LONDON, March 17, 2026, 14:06 GMT
BP shares climbed over 1% in London on Tuesday. Its U.S.-traded stock added almost $1 to reach $43.90 at 13:51 UTC, after new Iranian strikes on the United Arab Emirates sent Brent crude surging past $100 a barrel. That pop pulled BP squarely into the broader rally in European energy names.
BP’s situation has changed: after halting its $750 million quarterly buyback last month, the company is channeling cash toward trimming debt and ramping up its oil and gas focus. Shell and Exxon, by contrast, didn’t break stride on buybacks, which leaves BP more exposed when oil prices slip—yet gives the company extra room to run when crude rallies.
Brent crude climbed 1.7%, reaching $101.94 as of 1315 GMT, with traders digesting fresh reports of damage at Fujairah and ongoing disruptions in the Strait of Hormuz—an artery for roughly a fifth of global oil and LNG flows. “The risks remain stark,” IG’s Tony Sycamore cautioned. OANDA’s Kelvin Wong, meanwhile, flagged WTI’s medium-term resistance out at $124 a barrel, citing the latest charts. Reuters
BP tacked on over 1% Monday, shrugging off the pullback in oil, while Shell climbed more than 1% on Tuesday as the FTSE energy sector notched a record high. The moves point to traders betting the supply shock won’t fade as quickly as crude’s daily volatility.

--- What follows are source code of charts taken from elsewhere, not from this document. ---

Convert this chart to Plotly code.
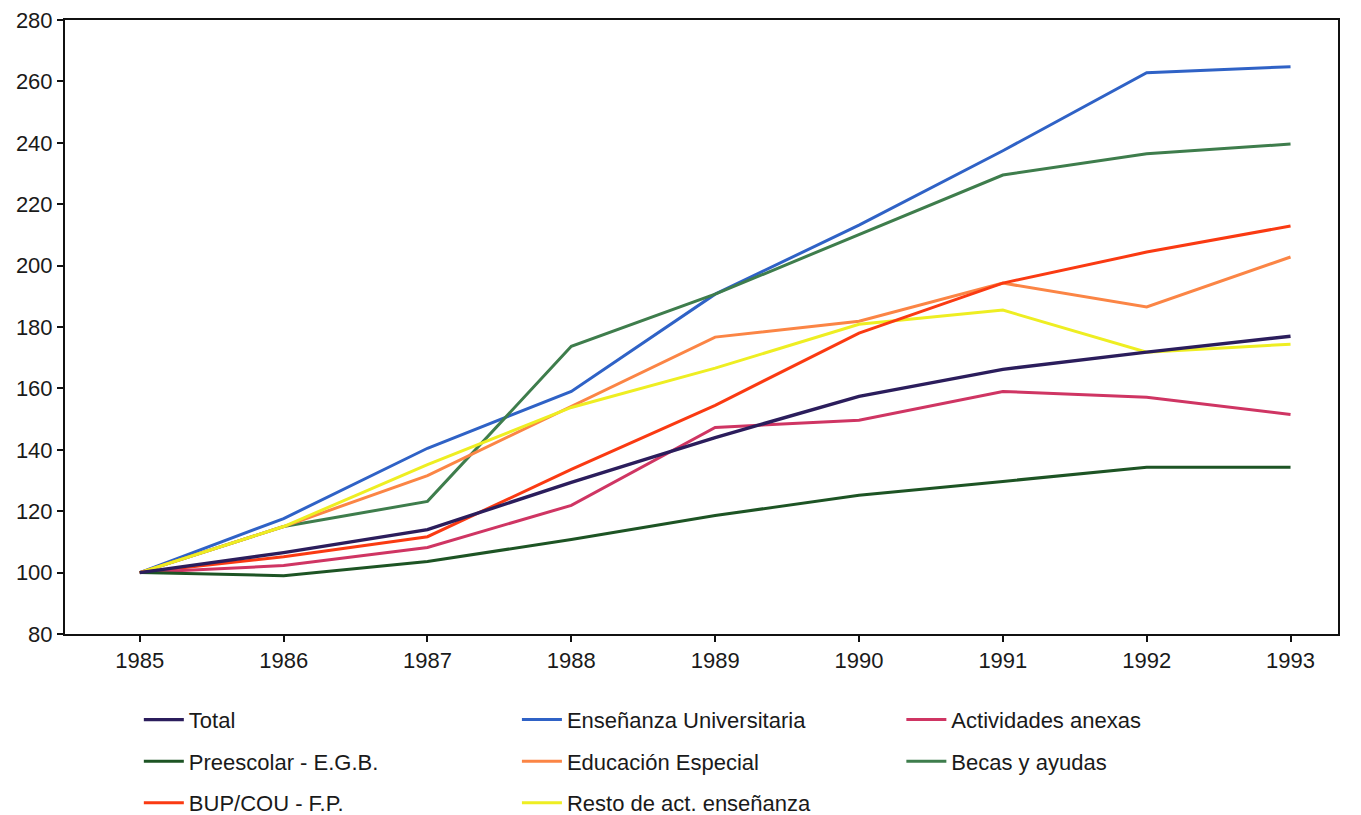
import plotly.graph_objects as go

years = [1985, 1986, 1987, 1988, 1989, 1990, 1991, 1992, 1993]

total = [100, 106.5, 114, 129.4, 144, 157.4, 166.2, 171.8, 177]
preescolar = [100, 99, 103.6, 110.8, 118.6, 125.2, 129.7, 134.3, 134.3]
bup = [100, 105.2, 111.7, 133.6, 154.5, 178, 194.3, 204.4, 212.9]
universitaria = [100, 117.6, 140.5, 159, 190.7, 213.2, 237.4, 262.8, 264.8]
especial = [100, 115, 131.6, 154.2, 176.7, 181.9, 194.3, 186.5, 202.8]
resto = [100, 115, 135.2, 153.8, 166.6, 180.9, 185.5, 171.8, 174.4]
anexas = [100, 102.3, 108.2, 121.9, 147.3, 149.6, 159, 157.1, 151.5]
becas = [100, 115, 123.2, 173.7, 190.7, 210, 229.5, 236.4, 239.6]

y_ticks = [80, 100, 120, 140, 160, 180, 200, 220, 240, 260, 280]

series = [
    ("Total", total, "#2b1d5c", "legend"),
    ("Preescolar - E.G.B.", preescolar, "#1d5424", "legend"),
    ("BUP/COU - F.P.", bup, "#fa3a12", "legend"),
    ("Enseñanza Universitaria", universitaria, "#2f62c6", "legend2"),
    ("Educación Especial", especial, "#fb8545", "legend2"),
    ("Resto de act. enseñanza", resto, "#eeee22", "legend2"),
    ("Actividades anexas", anexas, "#cf3563", "legend3"),
    ("Becas y ayudas", becas, "#3e7d4c", "legend3"),
]

# draw order: keep Total on top
draw_order = [3, 7, 4, 5, 2, 6, 1, 0]

fig = go.Figure()
for i in draw_order:
    name, vals, color, leg = series[i]
    fig.add_trace(go.Scatter(
        x=years, y=vals, mode="lines", name=name,
        line=dict(color=color, width=3.4 if i == 0 else 3.0),
        legend=leg, legendgroup=name, legendrank=i,
    ))

font_family = "Liberation Sans, Arial, sans-serif"
leg_common = dict(
    orientation="v", yanchor="top", xanchor="left",
    xref="paper", yref="container",
    font=dict(family=font_family, size=22, color="#1a1a1a"),
    bgcolor="rgba(0,0,0,0)", tracegroupgap=10, itemwidth=40,
    traceorder="grouped",
)

fig.update_layout(
    width=1353, height=807,
    margin=dict(l=57, r=23, t=12, b=181, autoexpand=False),
    paper_bgcolor="white", plot_bgcolor="white",
    font=dict(family=font_family, size=22, color="#1a1a1a"),
    xaxis=dict(
        range=[1984.48, 1993.33], tickvals=years, ticktext=[str(y) for y in years],
        showgrid=False, zeroline=False, showline=True, linecolor="#111",
        linewidth=2, mirror=True, ticks="outside", ticklen=6, tickwidth=1.5,
        tickcolor="#111", tickfont=dict(size=22), ticklabeloverflow="allow",
    ),
    yaxis=dict(
        range=[80, 280], tickvals=y_ticks,
        showgrid=False, zeroline=False, showline=True, linecolor="#111",
        linewidth=2, mirror=True, ticks="outside", ticklen=6, tickwidth=1.5,
        tickcolor="#111", tickfont=dict(size=22), ticklabeloverflow="allow",
    ),
    legend=dict(x=0.058, y=0.144, **leg_common),
    legend2=dict(x=0.355, y=0.144, **leg_common),
    legend3=dict(x=0.657, y=0.144, **leg_common),
)

fig.write_html("out.html")
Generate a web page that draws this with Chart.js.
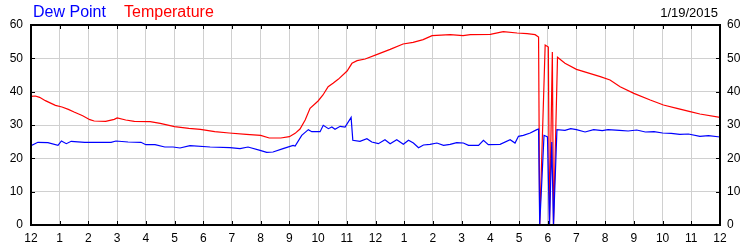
<!DOCTYPE html>
<html>
<head>
<meta charset="utf-8">
<script src="https://cdn.jsdelivr.net/npm/chart.js@4"></script>
<style>
  body { margin: 0; background: #fff; }
  #wrap { position: relative; width: 750px; height: 250px; }
  .lbl { position: absolute; font-family: "Liberation Sans", Arial, sans-serif; white-space: nowrap; }
  #dew { left: 33px; top: 4px; font-size: 16px; line-height: 16px; color: #0000ff; }
  #temp { left: 124px; top: 4px; font-size: 16px; line-height: 16px; color: #ff0000; }
  #date { right: 32px; top: 6px; font-size: 13px; line-height: 13px; color: #000; }
</style>
</head>
<body>
<div id="wrap">
  <canvas id="chart" width="750" height="250"></canvas>
  <div class="lbl" id="dew">Dew Point</div>
  <div class="lbl" id="temp">Temperature</div>
  <div class="lbl" id="date">1/19/2015</div>
</div>
<script>
// Tick labels
const hourLabels = ['12', '1', '2', '3', '4', '5', '6', '7', '8', '9', '10', '11',
  '12', '1', '2', '3', '4', '5', '6', '7', '8', '9', '10', '11', '12'];
const yTicks = [0, 10, 20, 30, 40, 50, 60];

// Temperature series (hours since midnight, °F)
const tempHours = [0, 0.15, 0.3, 0.5, 0.85, 1.08, 1.3, 1.5, 1.8, 2.05, 2.2, 2.6, 2.9, 3.0,
  3.3, 3.6, 4.15, 4.5, 5.0, 5.5, 5.9, 6.4, 6.9, 7.5, 8.0, 8.3, 8.7, 9.0, 9.2, 9.37, 9.55,
  9.72, 10.0, 10.17, 10.35, 10.52, 10.7, 11.01, 11.18, 11.36, 11.64, 12.06, 12.51, 12.96,
  13.31, 13.66, 13.97, 14.6, 15.05, 15.3, 16.0, 16.45, 16.93, 17.28, 17.56, 17.68, 17.72,
  17.91, 18.02, 18.06, 18.16, 18.2, 18.34, 18.6, 19.0, 19.83, 20.17, 20.52, 21.0, 21.57,
  22.03, 22.5, 22.96, 23.3, 24];
const tempValues = [38.6, 38.7, 38.3, 37.3, 35.9, 35.4, 34.7, 33.9, 32.8, 31.6, 31.2, 31.1,
  31.7, 32.1, 31.5, 31.1, 31.0, 30.5, 29.5, 29.0, 28.7, 28.0, 27.6, 27.2, 26.9, 26.1, 26.1,
  26.5, 27.5, 28.8, 31.5, 35.0, 37.2, 39.0, 41.5, 42.5, 43.7, 46.2, 48.5, 49.3, 49.8, 51.2,
  52.7, 54.3, 54.8, 55.6, 56.8, 57.1, 56.8, 57.1, 57.2, 58.0, 57.6, 57.4, 57.1, 56.4, 0,
  54.0, 53.4, 0, 51.9, 0, 50.3, 48.5, 46.7, 44.5, 43.5, 41.5, 39.5, 37.5, 36.0, 35.0,
  34.0, 33.3, 32.3];

// Dew point series (hours since midnight, °F)
const dewHours = [0, 0.24, 0.59, 0.94, 1.06, 1.23, 1.4, 1.87, 2.79, 2.96, 3.38, 3.83, 4.0,
  4.32, 4.66, 4.95, 5.19, 5.54, 6.24, 6.93, 7.28, 7.56, 7.98, 8.21, 8.43, 8.78, 9.13, 9.2,
  9.43, 9.66, 9.78, 10.07, 10.18, 10.36, 10.48, 10.59, 10.77, 10.94, 11.15, 11.21, 11.46,
  11.7, 11.87, 12.1, 12.33, 12.51, 12.74, 12.97, 13.15, 13.32, 13.5, 13.67, 13.9, 14.14,
  14.37, 14.6, 14.83, 15.06, 15.24, 15.59, 15.76, 15.93, 16.34, 16.69, 16.86, 16.98, 17.15,
  17.39, 17.62, 17.68, 17.72, 17.87, 17.99, 18.06, 18.14, 18.2, 18.32, 18.6, 18.8, 19.0,
  19.3, 19.6, 19.9, 20.1, 20.5, 20.8, 21.1, 21.4, 21.7, 22.0, 22.3, 22.6, 22.9, 23.3, 23.6, 24];
const dewValues = [23.8, 24.8, 24.7, 23.9, 25.2, 24.4, 25.1, 24.8, 24.8, 25.2, 24.9, 24.8,
  24.1, 24.1, 23.4, 23.4, 23.1, 23.8, 23.4, 23.2, 22.9, 23.4, 22.4, 21.8, 21.9, 22.9, 23.9,
  23.7, 26.9, 28.6, 28.0, 28.0, 29.9, 28.9, 29.4, 28.7, 29.6, 29.4, 32.3, 25.4, 25.1, 25.9,
  24.9, 24.4, 25.6, 24.4, 25.6, 24.2, 25.4, 24.6, 23.2, 24.0, 24.2, 24.6, 23.9, 24.2, 24.7,
  24.6, 23.9, 23.9, 25.4, 24.1, 24.2, 25.6, 24.6, 26.6, 26.9, 27.6, 28.6, 28.8, 0, 26.9,
  26.4, 0, 24.9, 0, 28.6, 28.4, 28.9, 28.6, 27.9, 28.6, 28.3, 28.6, 28.4, 28.2, 28.5, 27.9,
  28.0, 27.6, 27.5, 27.2, 27.3, 26.6, 26.8, 26.4];

const font = { family: '"Liberation Sans", Arial, sans-serif', size: 12 };
const gridColor = '#d0d0d0';

// Black frame with short inward tick marks
const framePlugin = {
  id: 'frame',
  afterDraw(chart) {
    const ctx = chart.ctx;
    const area = chart.chartArea;
    const x = chart.scales.x;
    const y = chart.scales.y;
    ctx.save();
    ctx.strokeStyle = '#000';
    ctx.lineWidth = 1;
    ctx.beginPath();
    for (let h = 1; h < hourLabels.length - 1; h++) {
      const px = Math.round(x.getPixelForValue(h)) + 0.5;
      ctx.moveTo(px, area.top);
      ctx.lineTo(px, area.top + 4);
      ctx.moveTo(px, area.bottom);
      ctx.lineTo(px, area.bottom - 4);
    }
    for (let i = 1; i < yTicks.length - 1; i++) {
      const py = Math.round(y.getPixelForValue(yTicks[i])) + 0.5;
      ctx.moveTo(area.left, py);
      ctx.lineTo(area.left + 4, py);
      ctx.moveTo(area.right, py);
      ctx.lineTo(area.right - 4, py);
    }
    ctx.stroke();
    ctx.lineWidth = 2;
    ctx.strokeRect(area.left, area.top, area.right - area.left, area.bottom - area.top);
    ctx.restore();
  },
};

function toPoints(hours, values) {
  return hours.map((h, i) => ({ x: h, y: values[i] }));
}

new Chart(document.getElementById('chart'), {
  type: 'line',
  data: {
    datasets: [
      {
        label: 'Dew Point',
        data: toPoints(dewHours, dewValues),
        borderColor: '#0000ff',
        borderWidth: 1.2,
        pointRadius: 0,
        tension: 0,
        yAxisID: 'y',
      },
      {
        label: 'Temperature',
        data: toPoints(tempHours, tempValues),
        borderColor: '#ff0000',
        borderWidth: 1.2,
        pointRadius: 0,
        tension: 0,
        yAxisID: 'y',
      },
    ],
  },
  options: {
    responsive: false,
    animation: false,
    layout: { padding: { top: 25 } },
    plugins: {
      legend: { display: false },
      tooltip: { enabled: false },
    },
    scales: {
      x: {
        type: 'linear',
        min: 0,
        max: 24,
        afterBuildTicks: (scale) => {
          scale.ticks = hourLabels.map((_, i) => ({ value: i }));
        },
        ticks: {
          color: '#000',
          font: font,
          padding: 6,
          maxRotation: 0,
          autoSkip: false,
          callback: (value) => hourLabels[value],
        },
        grid: { color: gridColor, drawTicks: false },
        border: { display: false },
        afterFit: (scale) => { scale.height = 25; },
      },
      y: {
        position: 'left',
        min: 0,
        max: 60,
        ticks: { stepSize: 10, color: '#000', font: font, padding: 8 },
        grid: { color: gridColor, drawTicks: false },
        border: { display: false },
        afterFit: (scale) => { scale.width = 31; },
      },
      y2: {
        position: 'right',
        min: 0,
        max: 60,
        ticks: { stepSize: 10, color: '#000', font: font, padding: 7 },
        grid: { display: false, drawTicks: false },
        border: { display: false },
        afterFit: (scale) => { scale.width = 30; },
      },
    },
  },
  plugins: [framePlugin],
});
</script>
</body>
</html>
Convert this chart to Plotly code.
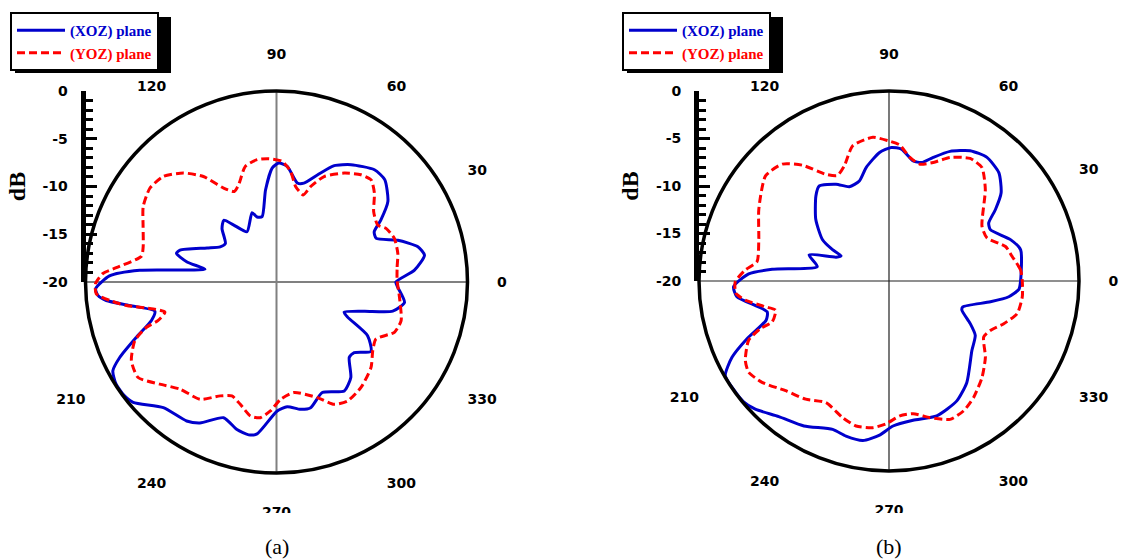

New headlines emerged on the corporate front. BP announced Monday that Azule Energy, its joint venture in Angola, kicked off gas production at the Quiluma field—Angola’s inaugural non-associated gas project, tapping gas that comes with little crude. Early volumes should hit 150 million standard cubic feet per day, climbing to 330 million by late 2026.
The trade can reverse in a hurry. Brent dropped 2.8% on Monday as a few ships managed to clear Hormuz, and Washington signaled it would permit certain Iranian, Indian, and Chinese vessels through. The International Energy Agency also talked about additional emergency stock releases. Bank of America now sees Brent potentially sliding back to $70 if the reopening happens quickly.
BP stands to gain from higher oil prices, but there’s more to the story. According to Reuters calculations using the company’s latest annual report, BP pumped around 503,000 barrels of oil equivalent per day across the Middle East and Egypt in 2025—representing some 22% of its total output. For Shell, that figure was only about 11%. If the region faces a broader supply disruption, prices could climb, but BP’s own production might take a hit.
Markets are treading lightly, with traders eyeing upcoming rate calls from the Bank of England, Federal Reserve and European Central Bank. Odds for a BoE hike in November sit near 50%, and economists now see UK rate cuts pushed back to April or June. As for BP, its shares look pinned to moves in crude and sector sentiment—oil’s up, so is the stock, and the balance-sheet angle is adding to that read.